On one of our stops to St. Kitts, we took the ferry over to the island of Nevis for a change of scenery. The ferry docks in Charlestown, the main town on Nevis. The ferry terminal is located, at most, a 10 minute walk from the Port Zante Cruise terminal (exit and walk to the left) and it costs $6-$8US pp each way and takes about 45 minutes to make the crossing. You also may have to pay a small customs fee (generally not more than $1). They say that they start selling tickets about a ½ hour before sailing but, when we were there, they only opened the ticket window right around when the schedule said the ferry would leave. There are two main ferries that cover the run to Nevis – the Carib Breeze and Carib Surf (sometimes the Carib Queen runs). Quite often, only one of them will run at a time and schedules can change so you should confirm schedules on leaving so you know for sure when the return ferries run. The general rule of thumb is to go over on the earliest ferry you can manage and return on the 1pm ferry if your ship’s ‘all aboard’ is before 5pm. This will generally give you about 3 hours on the island.

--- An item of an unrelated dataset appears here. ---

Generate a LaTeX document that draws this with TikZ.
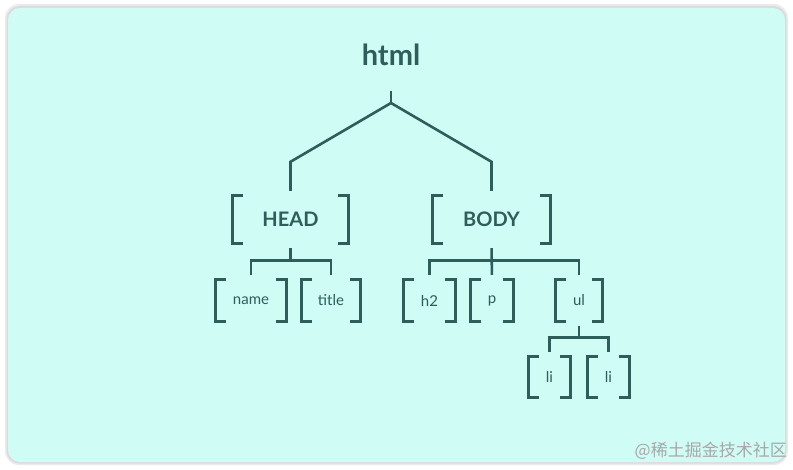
\documentclass[tikz,border=0pt]{standalone}
\usepackage{fontspec}
\setmainfont{Lato}
\newfontfamily\cjkfont{Noto Sans CJK SC}
\usetikzlibrary{positioning,calc}
\definecolor{ink}{HTML}{2D5E5A}
\definecolor{paper}{HTML}{CFFCF5}
\definecolor{markgray}{HTML}{A8A8A8}
\tikzset{
  link/.style={draw=ink, line width=2.6pt, shorten <=5pt, shorten >=5pt},
  brk/.style={draw=ink, line width=3pt},
  tag/.style={inner sep=0pt, minimum height=41pt, text=ink,
    font=\fontsize{15}{18}\selectfont},
  bigtag/.style={tag, minimum height=47pt,
    font=\bfseries\fontsize{20}{24}\selectfont},
}

\begin{document}
\begin{tikzpicture}[x=1pt,y=1pt]
  \useasboundingbox (0,0) rectangle (793,469);
  % card
  \fill[black!8, rounded corners=14] (5,4) rectangle (788,465);
  \fill[black!14, rounded corners=13] (6.5,5.5) rectangle (786.5,463);
  \fill[paper, rounded corners=12] (8,7) rectangle (785,461);

  \node[font=\bfseries\fontsize{29}{32}\selectfont, text=ink, inner sep=0pt,
        anchor=base] (html) at (391,403) {html};
  \coordinate (fork) at (391,366);

  \node[bigtag, minimum width=115] (head) at (290.5,249.5) {HEAD};
  \node[bigtag, minimum width=117] (body) at (491.5,249.5) {BODY};

  \node[tag, minimum width=70] (name)  at (251,168.5) {name};
  \node[tag, minimum width=58] (title) at (331,168.5) {title};
  \node[tag, minimum width=51] (h2)    at (429.5,168.5) {h2};
  \node[tag, minimum width=42] (p)     at (492,168.5) {p};
  \node[tag, minimum width=46] (ul)    at (579,168.5) {ul};
  \node[tag, minimum width=41, minimum height=40] (li1) at (549.5,92) {li};
  \node[tag, minimum width=41, minimum height=40] (li2) at (608.5,92) {li};

  % brackets
  \foreach \n in {head,body,name,title,h2,p,ul,li1,li2}
    \draw[brk] ([xshift=10pt]\n.north west) -| (\n.south west) -- ++(10,0)
               ([xshift=-10pt]\n.north east) -| (\n.south east) -- ++(-10,0);

  % connectors
  \draw[link, shorten <=25pt, shorten >=0pt] (html.south) -- (fork);
  \draw[link] (head.north) -- ++(0,34) -- (fork)
    -- ($(body.north)+(0,34)$) -- (body.north);
  \draw[link, shorten >=0pt] (head.south) -- ++(0,-18);
  \draw[link] (name.north) -- ++(0,19) -| (title.north);
  \draw[link] (body.south) -- (p.north);
  \draw[link] (h2.north) -- ++(0,19) -| (ul.north);
  \draw[link, shorten >=0pt] (ul.south) -- ++(0,-17);
  \draw[link] (li1.north) -- ++(0,19) -| (li2.north);

  \node[font=\cjkfont\fontsize{17}{20}\selectfont, text=markgray, inner sep=0pt,
        anchor=base east] (mark) at (787,13) {@稀土掘金技术社区};
\end{tikzpicture}
\end{document}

You can check the published ferry schedule here: http://www.discover-stkitts-nevis-beaches.com/st-kitts-nevis-ferry-schedule.html

Nevis is a beautiful island but there is not a lot of activity. You can take a tour by arranging with a cab driver at the ferry dock or just catch a cab to a beach on the island.

Check out this link for a list of sights to check out: http://www.nevisisland.com/Landmarks1.htm

There are several beaches on the island but the most popular beaches are Pinney’s Beach and Oualie Beach (Resort). Pinney’s is about 3 miles long and runs along the coast starting just outside Charlestown. You should catch a cab to Oualie. The beach is part of a resort but they are very welcoming of day visitors.

Your visit to St. Kitts/Nevis can be as busy or as relaxed as you want it to be!